Experimental Estimation of Relaxation Behavior for Hemp Fiber Reinforced Polypropylene Composite with Torque Rheometer

Abstract

Relaxation behavior of natural fiber reinforced polymer composites exists in both solid and molten state and profoundly affects the control and optimization of processing parameters and dimensional accuracy of final products. The aim of this study was to establish an experimental estimating method to characterize relaxation behavior of polymer composite with traditional torque rheometer and investigate the effects of fiber concentration, dimension, and processing parameters on the relaxation behavior. Relaxation time of hemp fiber reinforced polypropylene composite were obtained by fitting the experimental torque data and corelated to the buckling deformation of packaging boxes manufactured by injection with the same injection parameters. The results show that all the increasing concentration of hemp fiber, higher rotor speed, and higher temperature can significantly decrease the relaxation time and result in a stable and better dimensional accuracy of injection packaging boxes.
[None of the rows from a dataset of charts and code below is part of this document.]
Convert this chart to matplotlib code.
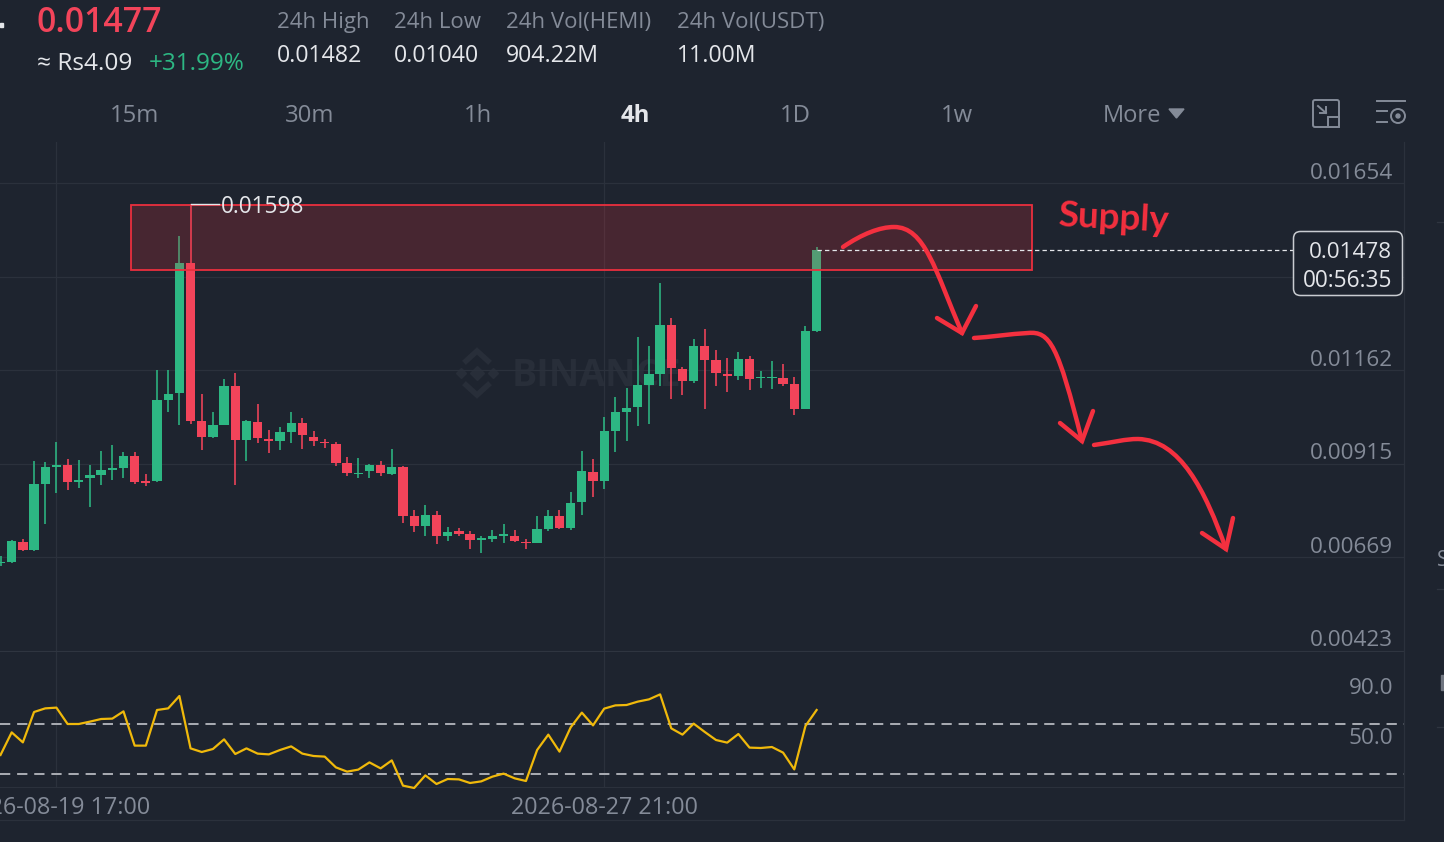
import numpy as np
import matplotlib
matplotlib.use('Agg')
import matplotlib.pyplot as plt
from matplotlib.patches import Rectangle, FancyBboxPatch, PathPatch, Circle, Polygon
from matplotlib.path import Path

plt.rcParams['font.family'] = ['Open Sans', 'DejaVu Sans']

# prices below are in 1e-5 USDT
opens = [655, 656, 711, 690, 863, 908, 911, 868, 877, 887, 898, 905, 937, 871, 869, 1084, 1102, 1444, 1029, 987,
         1018, 1119, 979, 1026, 981, 976, 1000, 1023, 987, 973, 968, 918, 889, 897, 911, 889, 908, 779, 751, 781,
         725, 738, 732, 716, 718, 726, 726, 711, 707, 745, 779, 746, 814, 895, 869, 1003, 1053, 1064, 1124, 1153,
         1281, 1165, 1132, 1226, 1189, 1152, 1147, 1192, 1140, 1140, 1140, 1126, 1060, 1266]
closes = [658, 713, 690, 863, 908, 913, 868, 873, 887, 898, 905, 937, 868, 866, 1082, 1099, 1444, 1029, 987, 1018,
          1119, 979, 1027, 984, 976, 1000, 1023, 992, 976, 969, 918, 892, 892, 911, 890, 908, 777, 751, 781, 726,
          735, 732, 716, 718, 726, 730, 713, 708, 745, 777, 746, 813, 897, 869, 1002, 1052, 1061, 1123, 1152, 1281,
          1168, 1134, 1226, 1189, 1155, 1147, 1191, 1139, 1144, 1144, 1126, 1060, 1266, 1478]
highs = [674, 716, 718, 923, 921, 974, 929, 926, 913, 950, 964, 947, 947, 889, 1163, 1163, 1515, 1598, 1099, 1052,
         1139, 1155, 1031, 1073, 1005, 1013, 1052, 1036, 1002, 982, 973, 934, 931, 915, 923, 955, 909, 793, 808, 790,
         750, 747, 739, 726, 742, 758, 742, 718, 779, 795, 793, 840, 948, 929, 1039, 1090, 1116, 1249, 1226, 1391,
         1300, 1171, 1244, 1270, 1215, 1194, 1210, 1200, 1160, 1186, 1178, 1145, 1278, 1486]
lows = [647, 655, 685, 687, 758, 839, 847, 852, 803, 860, 872, 879, 863, 856, 868, 1052, 1018, 1021, 952, 984,
        1017, 861, 924, 971, 944, 952, 971, 955, 963, 958, 910, 884, 879, 879, 884, 887, 761, 735, 726, 705,
        713, 725, 692, 682, 711, 708, 709, 692, 706, 738, 745, 742, 781, 829, 850, 947, 976, 1015, 1021, 1119,
        1086, 1097, 1128, 1060, 1119, 1105, 1136, 1110, 1116, 1113, 1119, 1044, 1059, 1261]
rsi = [45.2, 63.3, 55.3, 79.6, 82.5, 83.1, 70.0, 70.0, 71.9, 74.0, 74.3, 80.1, 52.7, 52.7, 81.2, 82.5, 92.4, 50.5,
       47.6, 50.0, 57.7, 46.0, 50.5, 46.3, 45.7, 49.2, 52.1, 46.3, 44.4, 43.9, 35.3, 31.9, 33.5, 39.3, 34.5, 40.9,
       20.7, 18.8, 28.9, 22.0, 26.0, 25.7, 22.8, 24.1, 27.9, 30.3, 26.5, 24.4, 49.2, 61.5, 47.9, 67.3, 79.1, 68.9,
       82.3, 84.9, 85.2, 87.9, 89.7, 93.7, 66.5, 61.5, 70.3, 63.6, 57.2, 55.1, 62.0, 51.1, 50.8, 51.6, 47.1, 33.7,
       68.4, 81.2]

price_ticks = [1654, 1408, 1162, 915, 669, 423]
price_labels = ['0.01654', '', '0.01162', '0.00915', '0.00669', '0.00423']
rsi_ticks = [90, 50]
rsi_labels = ['90.0', '50.0']
rsi_bands = [70, 30]
date_ticks = [5, 54]
date_labels = ['2026-08-19 17:00', '2026-08-27 21:00']
supply_top, supply_bottom = 1596, 1425
supply_start, supply_end = 11.65, 92.3
last_price = 1478

BG = '#1e242f'
GRID = '#2b313c'
GREEN = '#2db783'
RED = '#f2445a'
INK = '#f0b90b'
GRAY = '#848b98'
LIGHT = '#e4e6ea'
PEN = '#f4303f'

W, H = 1444, 842
PT = 0.72  # points per pixel at dpi 100
fig = plt.figure(figsize=(W / 100, H / 100), dpi=100, facecolor=BG)


def px_axes(top, bottom, left=0, right=W):
    return [left / W, 1 - bottom / H, (right - left) / W, (bottom - top) / H]


# pixel layers for the app chrome, one under and one over the chart
under = fig.add_axes([0, 0, 1, 1], zorder=0)
over = fig.add_axes([0, 0, 1, 1], zorder=5)
for a in (under, over):
    a.set_xlim(0, W)
    a.set_ylim(H, 0)
    a.axis('off')

xlim = (-0.045, 125.54)
ax = fig.add_axes(px_axes(142, 651, 0, 1404), zorder=2)
ax.set_facecolor('none')
ax.set_xlim(*xlim)
ax.set_ylim(0.00423, 0.01762)
rs = fig.add_axes(px_axes(651, 787, 0, 1404), zorder=2)
rs.set_facecolor('none')
rs.set_xlim(*xlim)
rs.set_ylim(19.6, 128.4)

for a in (ax, rs):
    for s in a.spines.values():
        s.set_visible(False)
    a.tick_params(length=0, labelleft=False, labelbottom=False)
    a.set_xticks(date_ticks)
    a.set_axisbelow(True)

ax.grid(True, color=GRID, lw=0.9)
ax.set_yticks(np.array(price_ticks) / 1e5)
rs.grid(True, axis='x', color=GRID, lw=0.9)
rs.set_yticks(rsi_ticks)
rs.spines['top'].set_visible(True)
rs.spines['top'].set_color('#2f3540')
rs.spines['bottom'].set_visible(True)
rs.spines['bottom'].set_color(GRID)

o = np.array(opens) / 1e5
c = np.array(closes) / 1e5
h = np.array(highs) / 1e5
l = np.array(lows) / 1e5
x = np.arange(len(o))
colors = [GREEN if b >= a else RED for a, b in zip(o, c)]

ax.vlines(x, l, h, colors=colors, lw=1.15, zorder=3)
ax.bar(x, np.maximum(np.abs(c - o), 0.00003), bottom=np.minimum(o, c), width=0.83, color=colors, zorder=4)

ax.add_patch(Rectangle((supply_start, supply_bottom / 1e5), supply_end - supply_start,
                       (supply_top - supply_bottom) / 1e5, facecolor='#f0323c', alpha=0.2, edgecolor='none', zorder=5))
ax.add_patch(Rectangle((supply_start, supply_bottom / 1e5), supply_end - supply_start,
                       (supply_top - supply_bottom) / 1e5, fill=False, edgecolor='#ea2f3e', lw=1.3, zorder=5))

# highest price marker
hi = int(np.argmax(h))
ax.plot([hi, hi + 2.5], [h[hi], h[hi]], color=LIGHT, lw=1, zorder=6)
ax.annotate('0.01598', (hi + 2.75, h[hi]), xytext=(0, -2.5 * PT), textcoords='offset points', color=LIGHT,
            fontsize=16.3, va='center', ha='left', zorder=6)

# last price line
ax.plot([x[-1], 115.6], [last_price / 1e5, last_price / 1e5], color=LIGHT, lw=0.9, ls=(0, (3.5, 2.5)), zorder=6)

for p, lab in zip(price_ticks, price_labels):
    ax.annotate(lab, (1, p / 1e5), xycoords=('axes fraction', 'data'), xytext=(-11 * PT, 10 * PT),
                textcoords='offset points', color=GRAY, fontsize=16.2, ha='right', va='center')

rs.plot(x, rsi, color=INK, lw=1.6, zorder=3, clip_on=False)
for b in rsi_bands:
    rs.axhline(b, color='#a6a9b0', lw=1.45, ls=(0, (5.1, 3.4)), zorder=2)
for v, lab in zip(rsi_ticks, rsi_labels):
    rs.annotate(lab, (1, v), xycoords=('axes fraction', 'data'), xytext=(-11 * PT, 11 * PT),
                textcoords='offset points', color=GRAY, fontsize=16.2, ha='right', va='center')

for d, lab in zip(date_ticks, date_labels):
    rs.annotate(lab, (d, 0), xycoords=('data', 'axes fraction'), xytext=(0, -21 * PT), textcoords='offset points',
                color=GRAY, fontsize=16.8, ha='center', va='center')

# panel borders
over.plot([1404, 1404], [142, 820], color=GRID, lw=0.9)
over.plot([0, 1404], [820, 820], color=GRID, lw=0.9)

# header
over.text(36, 23, '0.01477', color=RED, fontsize=24.4, fontweight='semibold', va='center')
over.text(37, 64.5, '≈ Rs4.09', color=LIGHT, fontsize=17.6, va='center')
over.text(149, 64.5, '+31.99%', color=GREEN, fontsize=17.5, va='center')
over.add_patch(Rectangle((0, 23), 3, 4, color=LIGHT))
for xp, top_txt, val in [(277, '24h High', '0.01482'), (394, '24h Low', '0.01040'),
                         (506, '24h Vol(HEMI)', '904.22M'), (677, '24h Vol(USDT)', '11.00M')]:
    over.text(xp, 22.5, top_txt, color=GRAY, fontsize=16, va='center')
    over.text(xp, 56, val, color=LIGHT, fontsize=16.7, va='center')

for xp, tab in [(134, '15m'), (310, '30m'), (478, '1h'), (795, '1D'), (957, '1w')]:
    over.text(xp, 116, tab, color=GRAY, fontsize=17.2, ha='center', va='center')
over.text(635, 116, '4h', color=LIGHT, fontsize=17.2, fontweight='bold', ha='center', va='center')
over.text(1103, 116, 'More', color=GRAY, fontsize=17, va='center')
over.add_patch(Polygon([(1169, 109), (1184, 109), (1176.5, 118)], color=GRAY))

# toolbar icons
over.add_patch(FancyBboxPatch((1313, 100), 26, 27, boxstyle='round,pad=0,rounding_size=2', fill=False, ec=GRAY, lw=1.4))
over.add_patch(Rectangle((1328, 117), 11, 10, fc=BG, ec=GRAY, lw=1.4))
over.plot([1318, 1326], [106, 113], color=GRAY, lw=1.4)
over.plot([1320, 1326, 1326], [113, 113, 107], color=GRAY, lw=1.4)
over.plot([1377, 1405], [101, 101], color=GRAY, lw=1.4)
over.plot([1377, 1387], [111, 111], color=GRAY, lw=1.4)
over.plot([1377, 1387], [122, 122], color=GRAY, lw=1.4)
over.add_patch(Circle((1398, 116), 7, fill=False, ec=GRAY, lw=1.4))
over.add_patch(Circle((1398, 116), 2, color=GRAY))

# last price box
over.add_patch(FancyBboxPatch((1293.5, 231.5), 109, 64, boxstyle='round,pad=0,rounding_size=7',
                              fc=BG, ec='#c9ccd1', lw=1.1))
over.text(1392, 252, '0.01478', color=LIGHT, fontsize=16.2, ha='right', va='center')
over.text(1392, 281, '00:56:35', color=LIGHT, fontsize=16.3, ha='right', va='center')

# watermark
WM = '#282e39'
under.plot([477], [373], marker='D', ms=7, color=WM)
under.plot([461, 493], [373, 373], marker='D', ms=5, ls='none', color=WM)
under.plot([466, 477, 488], [361, 351, 361], color=WM, lw=4, solid_joinstyle='miter')
under.plot([466, 477, 488], [385, 395, 385], color=WM, lw=4, solid_joinstyle='miter')
under.text(512, 376, 'BINANCE', color=WM, fontsize=27, fontweight='bold', va='center')

# right edge leftovers of the cropped screenshot
over.text(1437, 560, 'S', color=GRAY, fontsize=15, va='center', clip_on=True)
over.add_patch(Rectangle((1441, 675), 3, 15, color='#6f7580'))
for yy in (222, 589, 727):
    over.plot([1437, 1444], [yy, yy], color='#2f3540', lw=0.9)

# hand drawn notes
over.text(1058, 216, 'Supply', color=PEN, fontsize=26.5, rotation=-3, va='center', fontweight='bold',
          rotation_mode='anchor', family=['Lato', 'DejaVu Sans'])

pen_paths = [
    [(843, 247), (862, 234), (880, 227), (894, 227), (925, 227), (935, 270), (962, 333)],
    [(974, 338), (990, 337), (1010, 334), (1028, 333), (1050, 331), (1058, 345), (1082, 441)],
    [(1094, 445), (1115, 442), (1125, 439), (1138, 439), (1180, 440), (1205, 490), (1226, 549)],
]
pen_heads = [
    [(937, 318), (962, 333), (976, 306)],
    [(1060, 423), (1082, 441), (1093, 411)],
    [(1202, 533), (1226, 549), (1233, 518)],
]
for verts, head in zip(pen_paths, pen_heads):
    codes = [Path.MOVETO] + [Path.CURVE4] * 6
    over.add_patch(PathPatch(Path(verts, codes), fill=False, ec=PEN, lw=3.2, capstyle='round'))
    over.plot(*zip(*head), color=PEN, lw=3.2, solid_capstyle='round', solid_joinstyle='miter')

fig.savefig('out.png', dpi=100, facecolor=BG)
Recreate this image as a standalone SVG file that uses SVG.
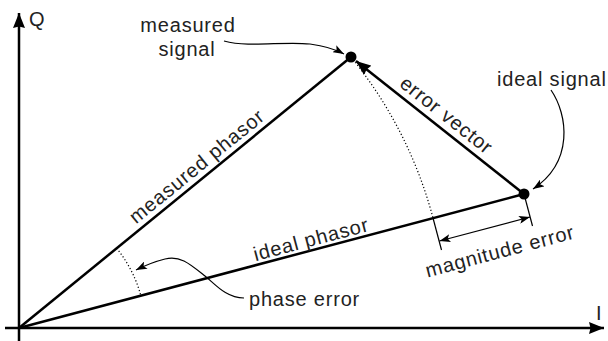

The finer fibers with the same weight concertation can bring an obvious reduction in relaxation time and buckling deformation. The proposed method for estimating relaxation behavior of polymer composite is a feasible and cost-effective way to investigate the viscoelastic properties of polymer composites close to the real processing conditions. And it can be widely used in optimization of processing parameters and performance of polymer composite products.